[Begin]

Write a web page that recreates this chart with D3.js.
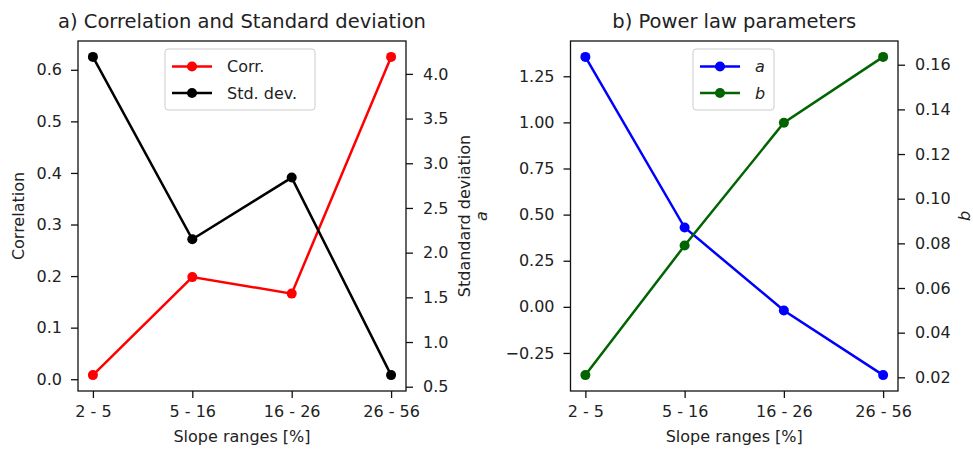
<!DOCTYPE html>
<html>
<head>
<meta charset="utf-8">
<script src="https://cdn.jsdelivr.net/npm/d3@7"></script>
<style>
  body { margin: 0; background: #fff; }
  svg text { font-family: "DejaVu Sans", sans-serif; fill: #222; }
</style>
</head>
<body>
<div id="vis"></div>
<script>
// data
const categories = ["2 - 5", "5 - 16", "16 - 26", "26 - 56"];
const corr = [0.008, 0.198, 0.166, 0.625];
const stdDev = [4.19, 2.15, 2.84, 0.63];
const aParam = [1.355, 0.43, -0.02, -0.37];
const bParam = [0.021, 0.079, 0.134, 0.1635];

const corrTicks = [0, 0.1, 0.2, 0.3, 0.4, 0.5, 0.6];
const stdTicks = [0.5, 1.0, 1.5, 2.0, 2.5, 3.0, 3.5, 4.0];
const aTicks = [-0.25, 0, 0.25, 0.5, 0.75, 1.0, 1.25];
const bTicks = [0.02, 0.04, 0.06, 0.08, 0.1, 0.12, 0.14, 0.16];

let svg = d3.select("#vis").append("svg").attr("width", 973).attr("height", 449);

// matplotlib style 5% margins
function padded(vals) {
  let lo = d3.min(vals), hi = d3.max(vals), p = (hi - lo) * 0.05;
  return [lo - p, hi + p];
}

const plotTop = 41, plotBottom = 391;

function panel(opt) {
  let x = d3.scalePoint().domain(d3.range(categories.length)).range([opt.left, opt.right]).padding(0.15);
  let yL = d3.scaleLinear().domain(padded(opt.s1)).range([plotBottom, plotTop]);
  let yR = d3.scaleLinear().domain(padded(opt.s2)).range([plotBottom, plotTop]);
  let g = svg.append("g");

  // axes
  let ax = g.append("g").attr("transform", "translate(0," + plotBottom + ")")
    .call(d3.axisBottom(x).tickSize(7).tickPadding(8).tickFormat((i) => categories[i]));
  let axL = g.append("g").attr("transform", "translate(" + opt.left + ",0)")
    .call(d3.axisLeft(yL).tickValues(opt.t1).tickSize(7).tickPadding(9).tickFormat(d3.format(opt.f1)));
  let axR = g.append("g").attr("transform", "translate(" + opt.right + ",0)")
    .call(d3.axisRight(yR).tickValues(opt.t2).tickSize(7).tickPadding(10).tickFormat(d3.format(opt.f2)));
  [ax, axL, axR].forEach((a) => {
    a.select(".domain").remove();
    a.selectAll("line").attr("stroke", "#111").attr("stroke-width", 1.3);
    a.selectAll("text").attr("font-size", 16).attr("fill", "#222");
  });
  g.append("rect").attr("x", opt.left).attr("y", plotTop)
    .attr("width", opt.right - opt.left).attr("height", plotBottom - plotTop)
    .attr("fill", "none").attr("stroke", "#111").attr("stroke-width", 1.3);

  // series
  let line = (s) => d3.line().x((d, i) => x(i)).y((d) => s(d));
  [[opt.s1, yL, opt.c1], [opt.s2, yR, opt.c2]].forEach(([vals, s, c]) => {
    g.append("path").datum(vals).attr("d", line(s))
      .attr("fill", "none").attr("stroke", c).attr("stroke-width", 2.5);
    g.selectAll(null).data(vals).enter().append("circle")
      .attr("cx", (d, i) => x(i)).attr("cy", (d) => s(d)).attr("r", 5).attr("fill", c);
  });

  // labels
  let mid = (opt.left + opt.right) / 2;
  g.append("text").attr("x", mid).attr("y", 28).attr("text-anchor", "middle")
    .attr("font-size", 19.5).text(opt.title);
  g.append("text").attr("x", mid).attr("y", 442).attr("text-anchor", "middle")
    .attr("font-size", 16).text("Slope ranges [%]");
  g.append("text").attr("transform", "translate(" + opt.l1x + ",216) rotate(-90)")
    .attr("text-anchor", "middle").attr("dominant-baseline", "central")
    .attr("font-size", 16).attr("font-style", opt.italic ? "italic" : null).text(opt.l1);
  g.append("text").attr("transform", "translate(" + opt.l2x + ",216) rotate(-90)")
    .attr("text-anchor", "middle").attr("dominant-baseline", "central")
    .attr("font-size", 16).attr("font-style", opt.italic ? "italic" : null).text(opt.l2);

  // legend
  let lg = g.append("g").attr("transform", "translate(" + opt.legX + ",49)");
  lg.append("rect").attr("width", opt.legW).attr("height", 61).attr("rx", 3)
    .attr("fill", "#fff").attr("fill-opacity", 0.8).attr("stroke", "#ccc");
  [[opt.n1, opt.c1], [opt.n2, opt.c2]].forEach(([n, c], k) => {
    let yy = 17.5 + k * 26.5;
    lg.append("line").attr("x1", 7).attr("x2", 47).attr("y1", yy).attr("y2", yy)
      .attr("stroke", c).attr("stroke-width", 2.5);
    lg.append("circle").attr("cx", 27).attr("cy", yy).attr("r", 5).attr("fill", c);
    lg.append("text").attr("x", 62).attr("y", yy).attr("dy", "0.35em")
      .attr("font-size", 16).attr("font-style", opt.italic ? "italic" : null).text(n);
  });
}

panel({
  left: 78, right: 406, title: "a) Correlation and Standard deviation",
  s1: corr, s2: stdDev, t1: corrTicks, t2: stdTicks, f1: ".1f", f2: ".1f",
  c1: "red", c2: "black", n1: "Corr.", n2: "Std. dev.",
  l1: "Correlation", l1x: 18, l2: "Stdandard deviation", l2x: 464,
  legX: 165, legW: 150, italic: false
});

panel({
  left: 570.5, right: 898, title: "b) Power law parameters",
  s1: aParam, s2: bParam, t1: aTicks, t2: bTicks, f1: ".2f", f2: ".2f",
  c1: "blue", c2: "darkgreen", n1: "a", n2: "b",
  l1: "a", l1x: 481, l2: "b", l2x: 964,
  legX: 693, legW: 81, italic: true
});
</script>
</body>
</html>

[End]

_Exercise requirements_.
Repeat the lines above, starting at the first and stopping after the line that holds "const bParam = [0.021, 0.079, 0.134, 0.1635];", with the pictures left out.

_Exercise result_.
Write a web page that recreates this chart with D3.js.
<!DOCTYPE html>
<html>
<head>
<meta charset="utf-8">
<script src="https://cdn.jsdelivr.net/npm/d3@7"></script>
<style>
  body { margin: 0; background: #fff; }
  svg text { font-family: "DejaVu Sans", sans-serif; fill: #222; }
</style>
</head>
<body>
<div id="vis"></div>
<script>
// data
const categories = ["2 - 5", "5 - 16", "16 - 26", "26 - 56"];
const corr = [0.008, 0.198, 0.166, 0.625];
const stdDev = [4.19, 2.15, 2.84, 0.63];
const aParam = [1.355, 0.43, -0.02, -0.37];
const bParam = [0.021, 0.079, 0.134, 0.1635];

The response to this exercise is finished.